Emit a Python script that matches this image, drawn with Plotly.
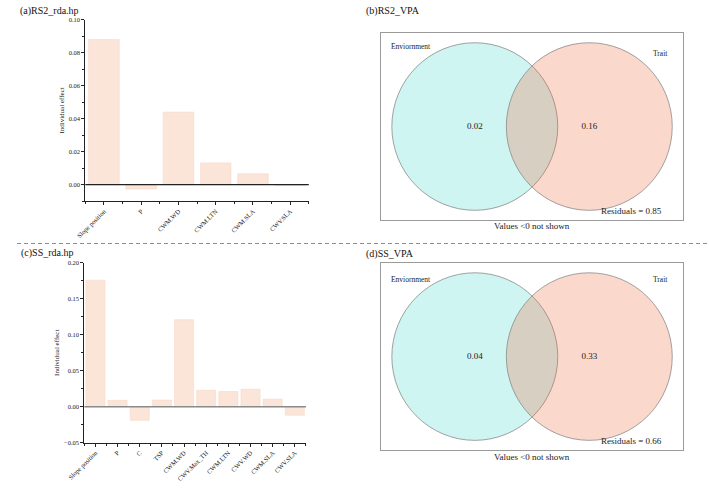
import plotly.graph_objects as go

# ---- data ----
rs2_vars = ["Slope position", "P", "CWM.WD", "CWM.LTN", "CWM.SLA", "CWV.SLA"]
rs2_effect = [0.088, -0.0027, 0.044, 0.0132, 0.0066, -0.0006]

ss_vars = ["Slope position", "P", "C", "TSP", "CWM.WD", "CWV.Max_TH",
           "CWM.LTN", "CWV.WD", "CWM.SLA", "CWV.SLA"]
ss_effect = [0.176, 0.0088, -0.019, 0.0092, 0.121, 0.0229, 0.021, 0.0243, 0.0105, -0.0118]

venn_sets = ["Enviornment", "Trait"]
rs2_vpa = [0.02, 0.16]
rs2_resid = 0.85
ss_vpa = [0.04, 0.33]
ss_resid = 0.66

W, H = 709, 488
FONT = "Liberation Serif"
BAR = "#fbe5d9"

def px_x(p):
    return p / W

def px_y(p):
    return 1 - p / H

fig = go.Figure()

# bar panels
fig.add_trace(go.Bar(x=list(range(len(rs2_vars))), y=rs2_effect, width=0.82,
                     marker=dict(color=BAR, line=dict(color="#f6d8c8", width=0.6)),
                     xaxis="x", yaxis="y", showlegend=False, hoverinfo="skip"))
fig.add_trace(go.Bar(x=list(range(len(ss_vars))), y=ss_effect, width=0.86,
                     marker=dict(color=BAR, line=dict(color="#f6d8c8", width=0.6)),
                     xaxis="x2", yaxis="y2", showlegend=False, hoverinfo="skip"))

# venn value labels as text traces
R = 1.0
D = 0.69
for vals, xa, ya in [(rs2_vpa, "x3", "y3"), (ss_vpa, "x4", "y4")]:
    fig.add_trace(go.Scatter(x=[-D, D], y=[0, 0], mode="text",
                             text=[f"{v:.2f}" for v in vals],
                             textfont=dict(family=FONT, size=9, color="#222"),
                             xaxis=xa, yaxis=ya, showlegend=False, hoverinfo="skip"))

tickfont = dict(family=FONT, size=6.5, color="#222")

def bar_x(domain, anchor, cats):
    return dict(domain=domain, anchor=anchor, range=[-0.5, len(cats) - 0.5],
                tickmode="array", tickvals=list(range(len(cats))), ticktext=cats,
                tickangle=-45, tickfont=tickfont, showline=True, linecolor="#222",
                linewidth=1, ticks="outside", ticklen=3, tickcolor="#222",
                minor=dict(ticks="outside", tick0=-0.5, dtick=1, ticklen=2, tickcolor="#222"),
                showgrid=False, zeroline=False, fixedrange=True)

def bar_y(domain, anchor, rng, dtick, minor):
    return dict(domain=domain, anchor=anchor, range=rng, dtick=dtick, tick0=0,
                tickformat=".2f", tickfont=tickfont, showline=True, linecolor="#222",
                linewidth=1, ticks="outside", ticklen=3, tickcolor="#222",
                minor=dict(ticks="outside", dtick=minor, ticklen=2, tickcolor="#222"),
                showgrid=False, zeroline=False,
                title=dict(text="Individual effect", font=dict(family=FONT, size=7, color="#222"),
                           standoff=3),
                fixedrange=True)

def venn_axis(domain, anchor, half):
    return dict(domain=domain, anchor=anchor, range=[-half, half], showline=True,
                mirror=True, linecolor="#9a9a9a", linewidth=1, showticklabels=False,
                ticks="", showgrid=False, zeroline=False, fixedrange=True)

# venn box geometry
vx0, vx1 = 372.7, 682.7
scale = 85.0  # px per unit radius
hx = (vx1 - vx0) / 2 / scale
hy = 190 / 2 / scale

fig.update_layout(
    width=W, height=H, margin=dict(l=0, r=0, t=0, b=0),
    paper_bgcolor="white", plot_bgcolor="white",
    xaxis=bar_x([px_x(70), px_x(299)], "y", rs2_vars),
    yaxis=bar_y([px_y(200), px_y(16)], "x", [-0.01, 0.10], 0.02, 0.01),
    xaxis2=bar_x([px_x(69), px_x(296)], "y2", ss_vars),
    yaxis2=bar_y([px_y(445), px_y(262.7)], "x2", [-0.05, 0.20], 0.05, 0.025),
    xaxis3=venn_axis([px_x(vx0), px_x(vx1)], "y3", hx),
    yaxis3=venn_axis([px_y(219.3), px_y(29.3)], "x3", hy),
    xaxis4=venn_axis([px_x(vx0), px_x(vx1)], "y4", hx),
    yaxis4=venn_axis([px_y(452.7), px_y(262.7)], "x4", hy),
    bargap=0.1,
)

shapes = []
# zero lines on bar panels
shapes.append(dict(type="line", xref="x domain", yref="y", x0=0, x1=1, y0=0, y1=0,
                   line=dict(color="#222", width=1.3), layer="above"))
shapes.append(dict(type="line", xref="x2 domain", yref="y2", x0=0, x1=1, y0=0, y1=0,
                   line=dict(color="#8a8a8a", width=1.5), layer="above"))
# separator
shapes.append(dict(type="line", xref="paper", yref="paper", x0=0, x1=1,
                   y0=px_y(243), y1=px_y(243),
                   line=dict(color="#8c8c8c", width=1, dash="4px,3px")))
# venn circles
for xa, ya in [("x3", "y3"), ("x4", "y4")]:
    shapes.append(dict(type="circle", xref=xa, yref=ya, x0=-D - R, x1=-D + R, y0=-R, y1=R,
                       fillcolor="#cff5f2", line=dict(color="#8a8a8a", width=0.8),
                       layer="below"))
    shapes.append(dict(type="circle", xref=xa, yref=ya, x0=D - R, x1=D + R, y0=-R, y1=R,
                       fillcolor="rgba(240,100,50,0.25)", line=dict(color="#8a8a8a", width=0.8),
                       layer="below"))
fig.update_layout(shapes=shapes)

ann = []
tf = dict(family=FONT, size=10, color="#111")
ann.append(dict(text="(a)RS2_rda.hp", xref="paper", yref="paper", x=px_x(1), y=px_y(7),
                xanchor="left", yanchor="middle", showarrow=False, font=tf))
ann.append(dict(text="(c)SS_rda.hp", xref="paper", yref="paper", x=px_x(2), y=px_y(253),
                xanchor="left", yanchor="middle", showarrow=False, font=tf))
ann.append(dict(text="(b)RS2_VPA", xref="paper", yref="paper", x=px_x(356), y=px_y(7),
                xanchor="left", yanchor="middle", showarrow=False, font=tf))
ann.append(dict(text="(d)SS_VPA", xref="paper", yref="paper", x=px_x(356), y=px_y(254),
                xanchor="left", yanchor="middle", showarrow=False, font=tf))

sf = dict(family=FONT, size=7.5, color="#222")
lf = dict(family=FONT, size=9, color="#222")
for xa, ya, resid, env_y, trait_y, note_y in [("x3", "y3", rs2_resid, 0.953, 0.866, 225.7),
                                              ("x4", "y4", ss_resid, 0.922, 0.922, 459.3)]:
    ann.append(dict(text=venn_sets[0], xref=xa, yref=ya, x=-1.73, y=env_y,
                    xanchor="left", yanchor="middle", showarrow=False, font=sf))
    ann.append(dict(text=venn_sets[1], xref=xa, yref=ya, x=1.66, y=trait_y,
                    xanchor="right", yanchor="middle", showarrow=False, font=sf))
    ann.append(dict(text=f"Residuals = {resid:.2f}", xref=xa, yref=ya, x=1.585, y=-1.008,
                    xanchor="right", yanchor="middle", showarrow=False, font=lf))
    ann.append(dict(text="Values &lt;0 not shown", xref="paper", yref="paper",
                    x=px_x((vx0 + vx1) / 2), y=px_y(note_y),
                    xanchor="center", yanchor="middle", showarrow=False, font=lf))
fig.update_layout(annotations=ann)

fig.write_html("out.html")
========
» Exercise brief
Take the listing and print it again exactly, but without any pictures.

» Output
Emit a Python script that matches this image, drawn with Plotly.
import plotly.graph_objects as go

# ---- data ----
rs2_vars = ["Slope position", "P", "CWM.WD", "CWM.LTN", "CWM.SLA", "CWV.SLA"]
rs2_effect = [0.088, -0.0027, 0.044, 0.0132, 0.0066, -0.0006]

ss_vars = ["Slope position", "P", "C", "TSP", "CWM.WD", "CWV.Max_TH",
           "CWM.LTN", "CWV.WD", "CWM.SLA", "CWV.SLA"]
ss_effect = [0.176, 0.0088, -0.019, 0.0092, 0.121, 0.0229, 0.021, 0.0243, 0.0105, -0.0118]

venn_sets = ["Enviornment", "Trait"]
rs2_vpa = [0.02, 0.16]
rs2_resid = 0.85
ss_vpa = [0.04, 0.33]
ss_resid = 0.66

W, H = 709, 488
FONT = "Liberation Serif"
BAR = "#fbe5d9"

def px_x(p):
    return p / W

def px_y(p):
    return 1 - p / H

fig = go.Figure()

# bar panels
fig.add_trace(go.Bar(x=list(range(len(rs2_vars))), y=rs2_effect, width=0.82,
                     marker=dict(color=BAR, line=dict(color="#f6d8c8", width=0.6)),
                     xaxis="x", yaxis="y", showlegend=False, hoverinfo="skip"))
fig.add_trace(go.Bar(x=list(range(len(ss_vars))), y=ss_effect, width=0.86,
                     marker=dict(color=BAR, line=dict(color="#f6d8c8", width=0.6)),
                     xaxis="x2", yaxis="y2", showlegend=False, hoverinfo="skip"))

# venn value labels as text traces
R = 1.0
D = 0.69
for vals, xa, ya in [(rs2_vpa, "x3", "y3"), (ss_vpa, "x4", "y4")]:
    fig.add_trace(go.Scatter(x=[-D, D], y=[0, 0], mode="text",
                             text=[f"{v:.2f}" for v in vals],
                             textfont=dict(family=FONT, size=9, color="#222"),
                             xaxis=xa, yaxis=ya, showlegend=False, hoverinfo="skip"))

tickfont = dict(family=FONT, size=6.5, color="#222")

def bar_x(domain, anchor, cats):
    return dict(domain=domain, anchor=anchor, range=[-0.5, len(cats) - 0.5],
                tickmode="array", tickvals=list(range(len(cats))), ticktext=cats,
                tickangle=-45, tickfont=tickfont, showline=True, linecolor="#222",
                linewidth=1, ticks="outside", ticklen=3, tickcolor="#222",
                minor=dict(ticks="outside", tick0=-0.5, dtick=1, ticklen=2, tickcolor="#222"),
                showgrid=False, zeroline=False, fixedrange=True)

def bar_y(domain, anchor, rng, dtick, minor):
    return dict(domain=domain, anchor=anchor, range=rng, dtick=dtick, tick0=0,
                tickformat=".2f", tickfont=tickfont, showline=True, linecolor="#222",
                linewidth=1, ticks="outside", ticklen=3, tickcolor="#222",
                minor=dict(ticks="outside", dtick=minor, ticklen=2, tickcolor="#222"),
                showgrid=False, zeroline=False,
                title=dict(text="Individual effect", font=dict(family=FONT, size=7, color="#222"),
                           standoff=3),
                fixedrange=True)

def venn_axis(domain, anchor, half):
    return dict(domain=domain, anchor=anchor, range=[-half, half], showline=True,
                mirror=True, linecolor="#9a9a9a", linewidth=1, showticklabels=False,
                ticks="", showgrid=False, zeroline=False, fixedrange=True)

# venn box geometry
vx0, vx1 = 372.7, 682.7
scale = 85.0  # px per unit radius
hx = (vx1 - vx0) / 2 / scale
hy = 190 / 2 / scale

fig.update_layout(
    width=W, height=H, margin=dict(l=0, r=0, t=0, b=0),
    paper_bgcolor="white", plot_bgcolor="white",
    xaxis=bar_x([px_x(70), px_x(299)], "y", rs2_vars),
    yaxis=bar_y([px_y(200), px_y(16)], "x", [-0.01, 0.10], 0.02, 0.01),
    xaxis2=bar_x([px_x(69), px_x(296)], "y2", ss_vars),
    yaxis2=bar_y([px_y(445), px_y(262.7)], "x2", [-0.05, 0.20], 0.05, 0.025),
    xaxis3=venn_axis([px_x(vx0), px_x(vx1)], "y3", hx),
    yaxis3=venn_axis([px_y(219.3), px_y(29.3)], "x3", hy),
    xaxis4=venn_axis([px_x(vx0), px_x(vx1)], "y4", hx),
    yaxis4=venn_axis([px_y(452.7), px_y(262.7)], "x4", hy),
    bargap=0.1,
)

shapes = []
# zero lines on bar panels
shapes.append(dict(type="line", xref="x domain", yref="y", x0=0, x1=1, y0=0, y1=0,
                   line=dict(color="#222", width=1.3), layer="above"))
shapes.append(dict(type="line", xref="x2 domain", yref="y2", x0=0, x1=1, y0=0, y1=0,
                   line=dict(color="#8a8a8a", width=1.5), layer="above"))
# separator
shapes.append(dict(type="line", xref="paper", yref="paper", x0=0, x1=1,
                   y0=px_y(243), y1=px_y(243),
                   line=dict(color="#8c8c8c", width=1, dash="4px,3px")))
# venn circles
for xa, ya in [("x3", "y3"), ("x4", "y4")]:
    shapes.append(dict(type="circle", xref=xa, yref=ya, x0=-D - R, x1=-D + R, y0=-R, y1=R,
                       fillcolor="#cff5f2", line=dict(color="#8a8a8a", width=0.8),
                       layer="below"))
    shapes.append(dict(type="circle", xref=xa, yref=ya, x0=D - R, x1=D + R, y0=-R, y1=R,
                       fillcolor="rgba(240,100,50,0.25)", line=dict(color="#8a8a8a", width=0.8),
                       layer="below"))
fig.update_layout(shapes=shapes)

ann = []
tf = dict(family=FONT, size=10, color="#111")
ann.append(dict(text="(a)RS2_rda.hp", xref="paper", yref="paper", x=px_x(1), y=px_y(7),
                xanchor="left", yanchor="middle", showarrow=False, font=tf))
ann.append(dict(text="(c)SS_rda.hp", xref="paper", yref="paper", x=px_x(2), y=px_y(253),
                xanchor="left", yanchor="middle", showarrow=False, font=tf))
ann.append(dict(text="(b)RS2_VPA", xref="paper", yref="paper", x=px_x(356), y=px_y(7),
                xanchor="left", yanchor="middle", showarrow=False, font=tf))
ann.append(dict(text="(d)SS_VPA", xref="paper", yref="paper", x=px_x(356), y=px_y(254),
                xanchor="left", yanchor="middle", showarrow=False, font=tf))

sf = dict(family=FONT, size=7.5, color="#222")
lf = dict(family=FONT, size=9, color="#222")
for xa, ya, resid, env_y, trait_y, note_y in [("x3", "y3", rs2_resid, 0.953, 0.866, 225.7),
                                              ("x4", "y4", ss_resid, 0.922, 0.922, 459.3)]:
    ann.append(dict(text=venn_sets[0], xref=xa, yref=ya, x=-1.73, y=env_y,
                    xanchor="left", yanchor="middle", showarrow=False, font=sf))
    ann.append(dict(text=venn_sets[1], xref=xa, yref=ya, x=1.66, y=trait_y,
                    xanchor="right", yanchor="middle", showarrow=False, font=sf))
    ann.append(dict(text=f"Residuals = {resid:.2f}", xref=xa, yref=ya, x=1.585, y=-1.008,
                    xanchor="right", yanchor="middle", showarrow=False, font=lf))
    ann.append(dict(text="Values &lt;0 not shown", xref="paper", yref="paper",
                    x=px_x((vx0 + vx1) / 2), y=px_y(note_y),
                    xanchor="center", yanchor="middle", showarrow=False, font=lf))
fig.update_layout(annotations=ann)

fig.write_html("out.html")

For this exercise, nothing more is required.